Several Houston men arrested for drug and firearm violations
For Immediate Release
U.S. Attorney's Office, Southern District of Texas
HOUSTON – A total of 14 people are now in custody for various violations to include drug trafficking, possessing a “Glock switch” and being a felon in possession of a firearm, announced U.S. Attorney Alamdar S. Hamdani.
Those taken into custody yesterday include Houston residents Anthony Ketchum, 35, Anthony Yezeno-Hopkins, 38, Brandon Milson, 32, Hassani Mills, 34, Jaylyn Pinson, 29, Josue Rodriguez, 32, Keith Moore, 34, Michael Henry, 32, Myles Smith, 23, Robert Thomas, 29, Sterling Brumant, 26, Titus Baisey, 35 and Toree White, 27.
Henry, Baisey and Smith are expected to make their initial appearances at 2 p.m. today before U.S. Magistrate Judge Christina Bryan. Brumant was arrested in California and ordered detained pending further criminal proceedings.
Also charged is Julian Herrera, 26, was previously in custody on related charges. He made his appearance yesterday in Houston along with the other nine men.
Detention hearings are set to begin Dec. 19 at 9 a.m.
A federal grand jury returned the 11-count indictment Dec. 7.
With the exception of Thomas and Rodriguez, the remaining men are charged with possession with intent to deliver meth. They face up to life in prison and could be ordered to pay fines up to $10 million.
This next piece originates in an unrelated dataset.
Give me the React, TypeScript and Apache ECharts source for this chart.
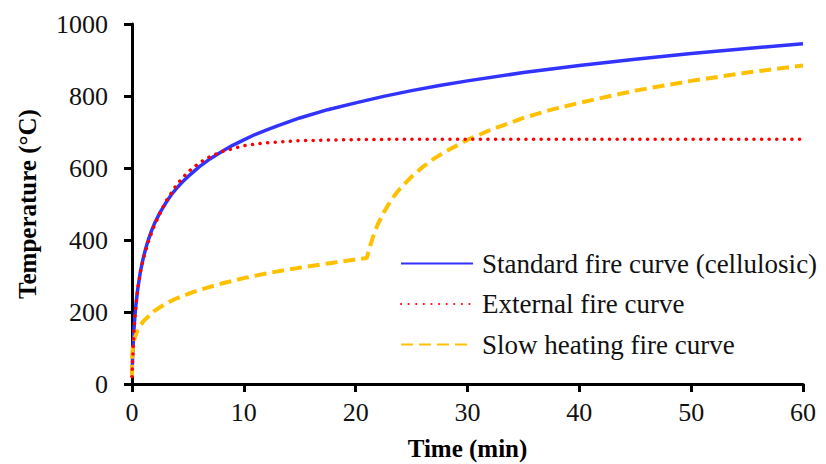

Moore faces an additional charge of possession with intent to deliver heroin which carries a maximum of 40 years in prison.
The indictment also alleges Thomas unlawfully possessed a firearm - a device made and intended to convert a semi-automatic pistol to being fully automatic aka Glock auto switch. If convicted, he faces a 10-year possible sentence.
Rodriguez is alleged to have been in possession of a firearm - Ruger 5.7 mm. As a convicted felon, he is prohibited from federal law of such and could also be sentenced to a maximum of 10 years if found guilty.
The FBI and Houston Police Department conducted the investigation.
Assistant U.S. Attorney Lisa Collins is prosecuting the case.
An indictment is a formal accusation of criminal conduct, not evidence.
A defendant is presumed innocent unless convicted through due process of law.